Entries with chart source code
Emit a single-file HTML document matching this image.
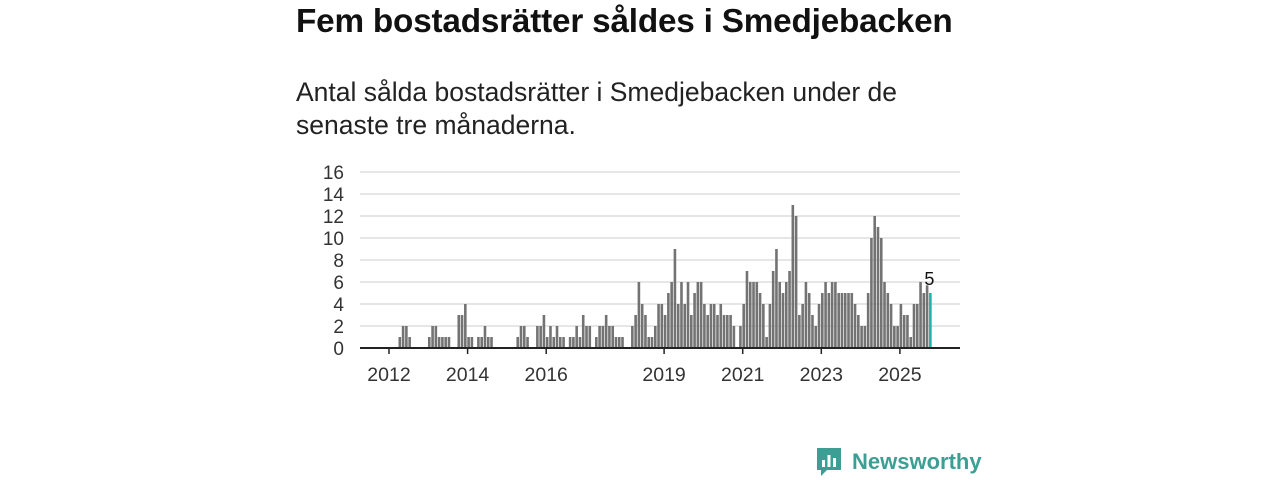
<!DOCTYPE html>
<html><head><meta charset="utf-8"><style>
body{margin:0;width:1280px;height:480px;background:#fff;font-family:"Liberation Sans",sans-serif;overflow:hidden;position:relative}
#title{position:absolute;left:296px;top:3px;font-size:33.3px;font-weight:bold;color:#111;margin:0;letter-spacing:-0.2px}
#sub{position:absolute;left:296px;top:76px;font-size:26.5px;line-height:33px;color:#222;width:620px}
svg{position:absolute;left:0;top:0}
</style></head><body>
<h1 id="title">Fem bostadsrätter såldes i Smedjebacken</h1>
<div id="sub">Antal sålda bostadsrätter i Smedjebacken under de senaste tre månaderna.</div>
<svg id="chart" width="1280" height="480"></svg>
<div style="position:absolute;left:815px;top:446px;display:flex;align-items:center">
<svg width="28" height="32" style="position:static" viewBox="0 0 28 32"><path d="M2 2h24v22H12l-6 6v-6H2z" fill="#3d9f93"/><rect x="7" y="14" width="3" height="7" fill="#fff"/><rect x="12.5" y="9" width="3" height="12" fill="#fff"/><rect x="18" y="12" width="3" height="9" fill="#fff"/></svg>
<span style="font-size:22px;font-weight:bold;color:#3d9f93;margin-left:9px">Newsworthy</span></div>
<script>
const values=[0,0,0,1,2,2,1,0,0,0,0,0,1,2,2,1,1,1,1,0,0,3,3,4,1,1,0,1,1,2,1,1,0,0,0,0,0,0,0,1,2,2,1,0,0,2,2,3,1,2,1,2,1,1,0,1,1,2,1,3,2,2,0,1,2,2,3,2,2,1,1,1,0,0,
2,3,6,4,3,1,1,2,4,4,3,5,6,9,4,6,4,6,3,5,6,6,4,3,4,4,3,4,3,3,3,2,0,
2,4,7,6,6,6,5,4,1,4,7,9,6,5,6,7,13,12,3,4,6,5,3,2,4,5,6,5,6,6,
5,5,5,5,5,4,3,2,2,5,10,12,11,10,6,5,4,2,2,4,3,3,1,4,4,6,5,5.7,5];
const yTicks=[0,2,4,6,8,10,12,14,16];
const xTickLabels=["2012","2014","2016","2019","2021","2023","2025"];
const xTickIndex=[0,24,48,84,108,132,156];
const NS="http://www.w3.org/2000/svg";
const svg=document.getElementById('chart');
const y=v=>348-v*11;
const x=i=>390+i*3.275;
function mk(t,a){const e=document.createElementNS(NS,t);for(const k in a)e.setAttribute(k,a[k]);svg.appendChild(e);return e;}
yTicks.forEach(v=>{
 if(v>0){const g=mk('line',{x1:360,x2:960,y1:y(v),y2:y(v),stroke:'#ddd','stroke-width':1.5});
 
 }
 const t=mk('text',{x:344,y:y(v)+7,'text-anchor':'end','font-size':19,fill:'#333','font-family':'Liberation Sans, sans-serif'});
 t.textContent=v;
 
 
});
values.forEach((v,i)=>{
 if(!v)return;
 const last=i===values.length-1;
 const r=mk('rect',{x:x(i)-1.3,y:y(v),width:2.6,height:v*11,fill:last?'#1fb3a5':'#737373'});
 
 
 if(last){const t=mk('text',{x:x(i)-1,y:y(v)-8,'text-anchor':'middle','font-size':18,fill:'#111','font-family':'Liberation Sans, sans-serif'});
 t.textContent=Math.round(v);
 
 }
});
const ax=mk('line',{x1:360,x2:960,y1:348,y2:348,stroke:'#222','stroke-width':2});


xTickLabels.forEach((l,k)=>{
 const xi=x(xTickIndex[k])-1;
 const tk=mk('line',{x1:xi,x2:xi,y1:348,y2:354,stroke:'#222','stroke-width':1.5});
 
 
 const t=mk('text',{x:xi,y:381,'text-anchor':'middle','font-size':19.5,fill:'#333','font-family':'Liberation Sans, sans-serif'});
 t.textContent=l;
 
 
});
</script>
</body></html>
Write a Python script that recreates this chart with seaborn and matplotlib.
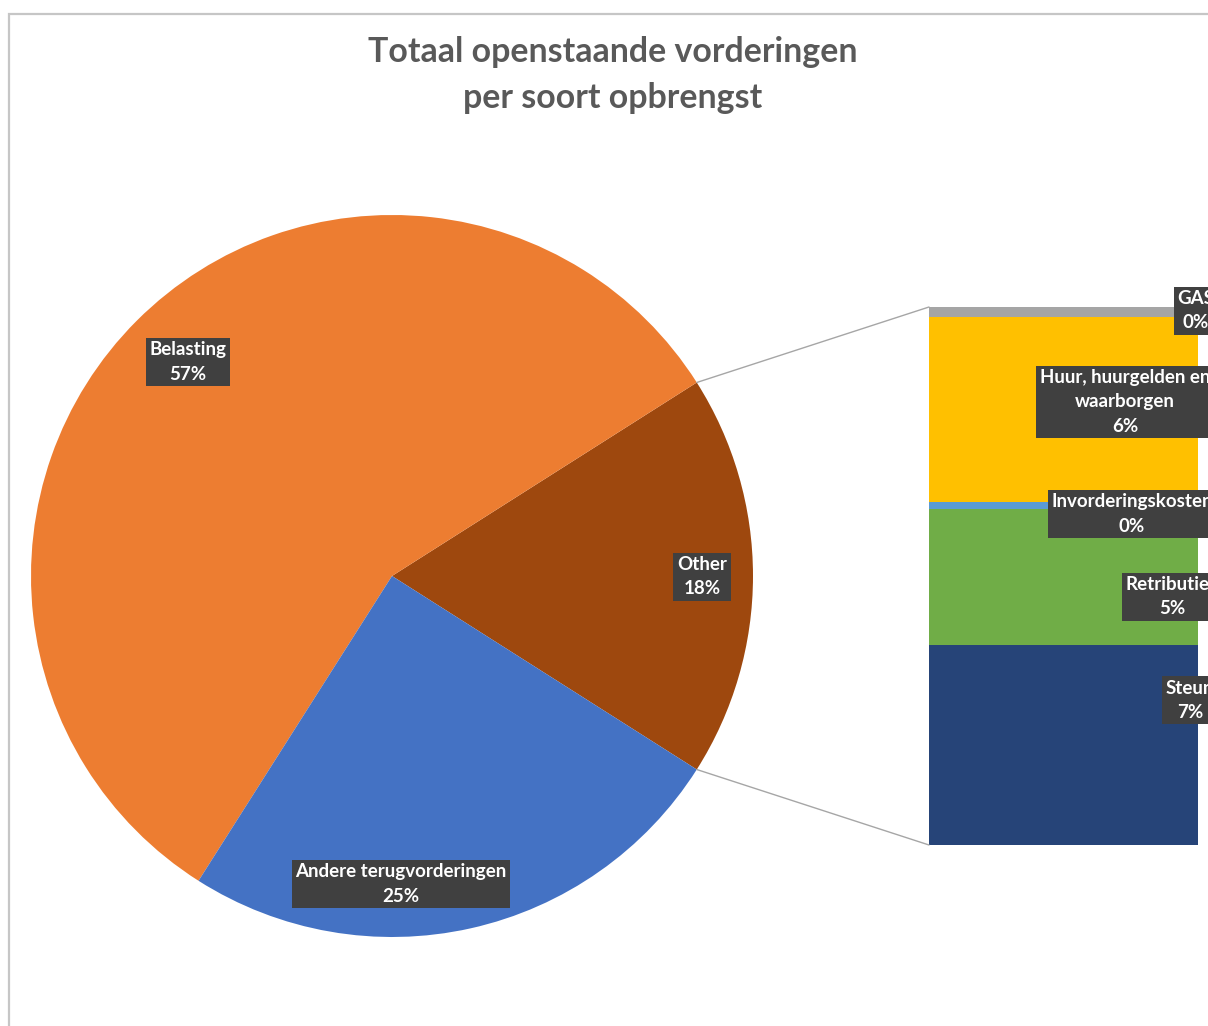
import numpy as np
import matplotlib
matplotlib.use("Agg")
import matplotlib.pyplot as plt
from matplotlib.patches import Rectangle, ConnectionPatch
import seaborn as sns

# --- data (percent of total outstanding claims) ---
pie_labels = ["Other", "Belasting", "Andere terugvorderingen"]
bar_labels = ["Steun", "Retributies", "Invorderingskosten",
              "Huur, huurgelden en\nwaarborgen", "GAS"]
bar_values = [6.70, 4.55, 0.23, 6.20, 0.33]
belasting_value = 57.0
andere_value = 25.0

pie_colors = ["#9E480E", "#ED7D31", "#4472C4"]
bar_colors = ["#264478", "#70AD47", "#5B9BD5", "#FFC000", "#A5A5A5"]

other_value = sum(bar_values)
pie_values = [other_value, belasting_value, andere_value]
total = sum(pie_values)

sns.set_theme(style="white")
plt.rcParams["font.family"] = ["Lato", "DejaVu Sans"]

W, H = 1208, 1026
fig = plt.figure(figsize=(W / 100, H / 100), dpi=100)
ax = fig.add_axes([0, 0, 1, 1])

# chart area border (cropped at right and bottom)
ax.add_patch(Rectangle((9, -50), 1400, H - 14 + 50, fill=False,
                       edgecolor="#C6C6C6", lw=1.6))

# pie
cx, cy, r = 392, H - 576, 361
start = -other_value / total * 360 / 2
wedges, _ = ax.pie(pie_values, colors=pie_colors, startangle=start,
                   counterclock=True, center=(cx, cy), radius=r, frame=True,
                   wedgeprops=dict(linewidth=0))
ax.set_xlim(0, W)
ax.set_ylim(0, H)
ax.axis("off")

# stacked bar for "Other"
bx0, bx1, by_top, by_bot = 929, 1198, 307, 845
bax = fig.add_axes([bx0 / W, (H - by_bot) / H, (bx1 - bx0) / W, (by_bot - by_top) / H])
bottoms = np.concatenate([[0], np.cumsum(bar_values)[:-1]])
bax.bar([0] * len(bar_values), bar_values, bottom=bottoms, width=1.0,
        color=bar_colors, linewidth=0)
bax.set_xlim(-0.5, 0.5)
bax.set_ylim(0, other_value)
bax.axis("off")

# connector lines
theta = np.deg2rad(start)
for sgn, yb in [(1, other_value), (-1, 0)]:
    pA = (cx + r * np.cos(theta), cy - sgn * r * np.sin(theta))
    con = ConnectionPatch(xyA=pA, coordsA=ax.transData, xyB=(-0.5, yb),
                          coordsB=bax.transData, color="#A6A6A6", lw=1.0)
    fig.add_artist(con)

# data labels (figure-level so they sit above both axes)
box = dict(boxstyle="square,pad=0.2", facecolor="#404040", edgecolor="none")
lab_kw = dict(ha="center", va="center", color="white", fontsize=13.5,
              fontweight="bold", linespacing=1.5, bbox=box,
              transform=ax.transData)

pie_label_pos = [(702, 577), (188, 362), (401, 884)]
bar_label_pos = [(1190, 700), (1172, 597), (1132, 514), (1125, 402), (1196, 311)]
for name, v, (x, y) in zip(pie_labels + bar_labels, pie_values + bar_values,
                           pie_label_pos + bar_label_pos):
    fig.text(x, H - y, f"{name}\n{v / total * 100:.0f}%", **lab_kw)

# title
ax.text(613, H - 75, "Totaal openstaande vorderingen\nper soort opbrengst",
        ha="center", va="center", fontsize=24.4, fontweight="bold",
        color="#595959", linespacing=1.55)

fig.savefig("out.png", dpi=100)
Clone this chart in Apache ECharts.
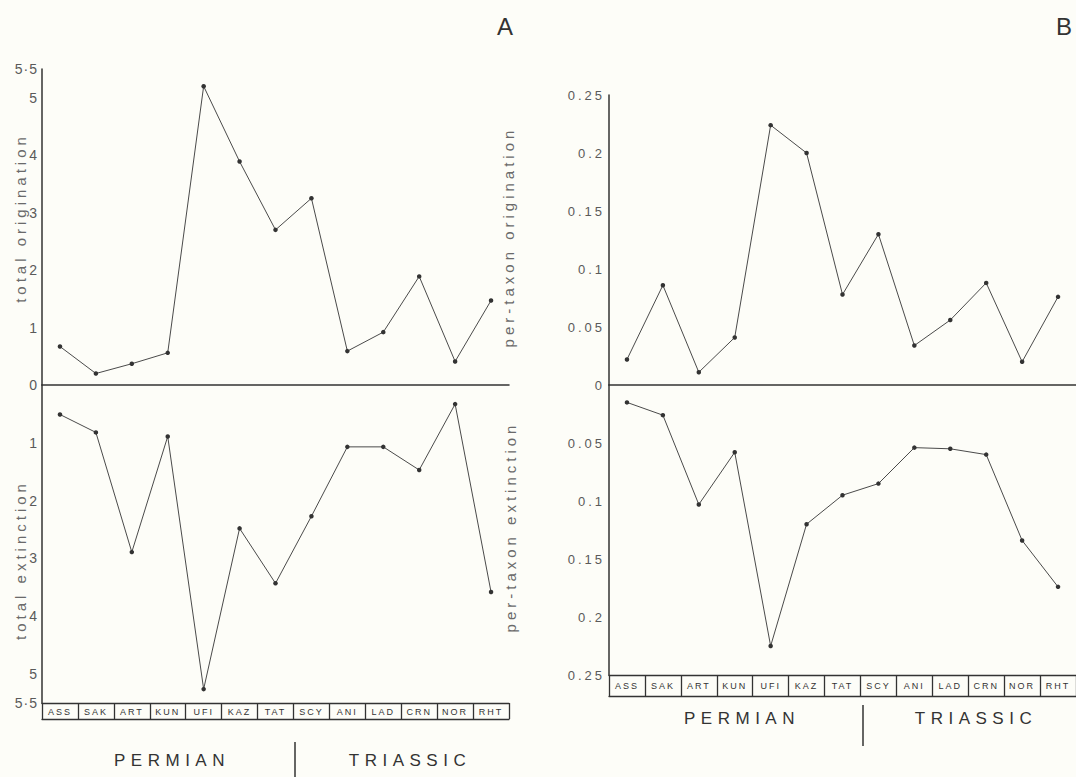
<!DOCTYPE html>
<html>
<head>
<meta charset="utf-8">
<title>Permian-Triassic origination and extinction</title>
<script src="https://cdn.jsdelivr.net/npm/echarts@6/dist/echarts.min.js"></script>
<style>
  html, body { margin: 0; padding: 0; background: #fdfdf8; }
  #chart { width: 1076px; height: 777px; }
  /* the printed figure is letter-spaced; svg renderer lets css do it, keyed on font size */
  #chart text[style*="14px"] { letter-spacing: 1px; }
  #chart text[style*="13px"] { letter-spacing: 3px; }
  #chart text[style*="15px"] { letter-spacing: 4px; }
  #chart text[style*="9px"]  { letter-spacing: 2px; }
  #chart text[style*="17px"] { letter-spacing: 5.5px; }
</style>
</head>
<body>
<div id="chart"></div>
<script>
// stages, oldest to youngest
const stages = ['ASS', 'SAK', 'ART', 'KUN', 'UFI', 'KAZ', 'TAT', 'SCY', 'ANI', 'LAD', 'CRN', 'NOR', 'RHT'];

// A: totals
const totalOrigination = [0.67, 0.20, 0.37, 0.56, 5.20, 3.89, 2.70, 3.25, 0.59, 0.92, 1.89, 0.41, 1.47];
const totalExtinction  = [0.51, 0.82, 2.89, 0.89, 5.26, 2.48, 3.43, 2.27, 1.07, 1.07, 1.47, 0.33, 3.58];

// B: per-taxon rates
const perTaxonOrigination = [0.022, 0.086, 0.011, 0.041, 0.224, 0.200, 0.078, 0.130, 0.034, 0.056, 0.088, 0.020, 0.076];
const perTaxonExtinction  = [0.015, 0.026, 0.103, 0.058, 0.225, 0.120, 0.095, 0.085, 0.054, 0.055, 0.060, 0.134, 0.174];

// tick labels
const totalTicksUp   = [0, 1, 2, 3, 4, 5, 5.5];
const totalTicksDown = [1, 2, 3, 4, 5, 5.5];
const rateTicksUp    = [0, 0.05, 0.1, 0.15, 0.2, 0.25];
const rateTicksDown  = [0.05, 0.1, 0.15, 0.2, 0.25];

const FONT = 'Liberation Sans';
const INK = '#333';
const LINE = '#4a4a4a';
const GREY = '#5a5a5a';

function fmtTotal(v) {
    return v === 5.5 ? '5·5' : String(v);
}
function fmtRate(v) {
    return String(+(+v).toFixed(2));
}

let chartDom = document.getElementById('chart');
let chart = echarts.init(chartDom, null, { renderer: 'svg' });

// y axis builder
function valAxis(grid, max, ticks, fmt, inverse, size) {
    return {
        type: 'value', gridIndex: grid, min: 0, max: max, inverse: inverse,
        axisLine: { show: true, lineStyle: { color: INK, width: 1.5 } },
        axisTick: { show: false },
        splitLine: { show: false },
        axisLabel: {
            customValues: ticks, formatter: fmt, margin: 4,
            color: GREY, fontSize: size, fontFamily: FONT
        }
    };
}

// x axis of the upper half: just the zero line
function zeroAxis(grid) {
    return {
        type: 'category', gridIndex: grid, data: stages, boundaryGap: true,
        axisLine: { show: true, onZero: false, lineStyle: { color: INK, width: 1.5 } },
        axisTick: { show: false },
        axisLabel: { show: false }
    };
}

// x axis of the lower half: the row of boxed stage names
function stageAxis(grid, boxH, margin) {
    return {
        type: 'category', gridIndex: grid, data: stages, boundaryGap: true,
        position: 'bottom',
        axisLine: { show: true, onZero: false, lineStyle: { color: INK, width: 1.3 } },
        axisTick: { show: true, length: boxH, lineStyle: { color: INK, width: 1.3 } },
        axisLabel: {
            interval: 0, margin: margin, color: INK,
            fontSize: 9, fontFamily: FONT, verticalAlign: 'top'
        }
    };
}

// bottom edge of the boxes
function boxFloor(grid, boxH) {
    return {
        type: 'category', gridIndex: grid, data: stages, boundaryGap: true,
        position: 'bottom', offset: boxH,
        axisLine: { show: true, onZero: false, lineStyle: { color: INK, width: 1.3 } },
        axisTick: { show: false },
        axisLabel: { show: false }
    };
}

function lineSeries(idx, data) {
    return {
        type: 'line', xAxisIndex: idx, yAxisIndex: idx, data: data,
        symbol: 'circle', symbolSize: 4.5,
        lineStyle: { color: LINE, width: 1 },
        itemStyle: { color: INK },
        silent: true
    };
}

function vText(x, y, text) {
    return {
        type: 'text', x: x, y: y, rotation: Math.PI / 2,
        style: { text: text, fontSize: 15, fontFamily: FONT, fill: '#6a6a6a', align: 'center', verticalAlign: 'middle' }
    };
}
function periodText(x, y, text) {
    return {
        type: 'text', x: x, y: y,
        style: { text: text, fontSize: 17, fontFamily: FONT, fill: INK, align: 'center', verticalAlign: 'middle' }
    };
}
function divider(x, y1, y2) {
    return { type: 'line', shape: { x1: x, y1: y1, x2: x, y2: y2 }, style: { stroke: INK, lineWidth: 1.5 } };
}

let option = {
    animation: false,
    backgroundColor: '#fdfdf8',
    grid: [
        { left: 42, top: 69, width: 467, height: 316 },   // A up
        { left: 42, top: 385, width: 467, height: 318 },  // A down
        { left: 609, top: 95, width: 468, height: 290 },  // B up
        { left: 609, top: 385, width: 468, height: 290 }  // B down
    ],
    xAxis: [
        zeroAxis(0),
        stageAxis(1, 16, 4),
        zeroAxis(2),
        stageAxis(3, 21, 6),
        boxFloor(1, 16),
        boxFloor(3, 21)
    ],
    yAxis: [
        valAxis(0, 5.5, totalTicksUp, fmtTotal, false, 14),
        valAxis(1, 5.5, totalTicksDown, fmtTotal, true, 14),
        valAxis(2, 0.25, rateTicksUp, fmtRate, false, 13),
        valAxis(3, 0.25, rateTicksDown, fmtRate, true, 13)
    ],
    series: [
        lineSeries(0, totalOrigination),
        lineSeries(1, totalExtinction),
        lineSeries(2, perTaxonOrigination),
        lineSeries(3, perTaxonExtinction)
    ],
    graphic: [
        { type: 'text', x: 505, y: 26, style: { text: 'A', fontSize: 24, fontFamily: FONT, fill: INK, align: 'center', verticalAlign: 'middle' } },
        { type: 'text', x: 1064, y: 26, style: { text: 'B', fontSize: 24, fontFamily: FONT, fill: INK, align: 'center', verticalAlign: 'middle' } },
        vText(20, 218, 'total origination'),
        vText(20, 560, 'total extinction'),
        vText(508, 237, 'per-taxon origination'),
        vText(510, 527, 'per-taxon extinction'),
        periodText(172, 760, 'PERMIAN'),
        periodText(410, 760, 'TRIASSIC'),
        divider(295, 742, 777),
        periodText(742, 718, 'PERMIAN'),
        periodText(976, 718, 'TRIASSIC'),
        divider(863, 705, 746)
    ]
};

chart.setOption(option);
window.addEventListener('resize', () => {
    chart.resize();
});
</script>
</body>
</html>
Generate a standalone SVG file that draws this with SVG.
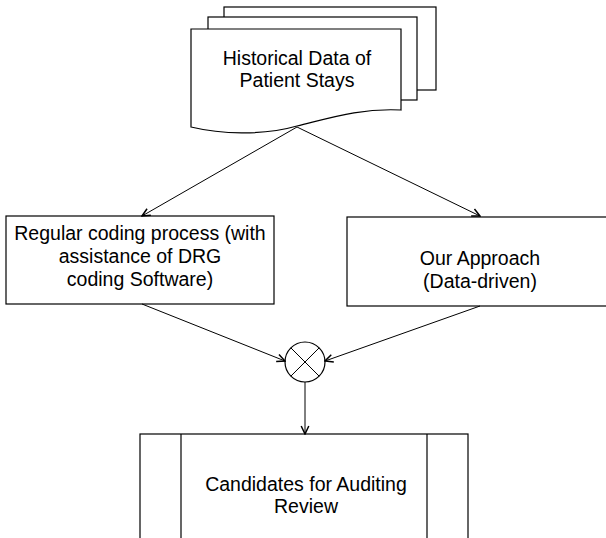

*TASK GOAL:*
Your task is to gather all lines from the entries above that hold the word "file".

*SOLVED EXERCISE:*
Emit a single-file HTML document matching this image.
Generate a standalone SVG file that draws this with SVG.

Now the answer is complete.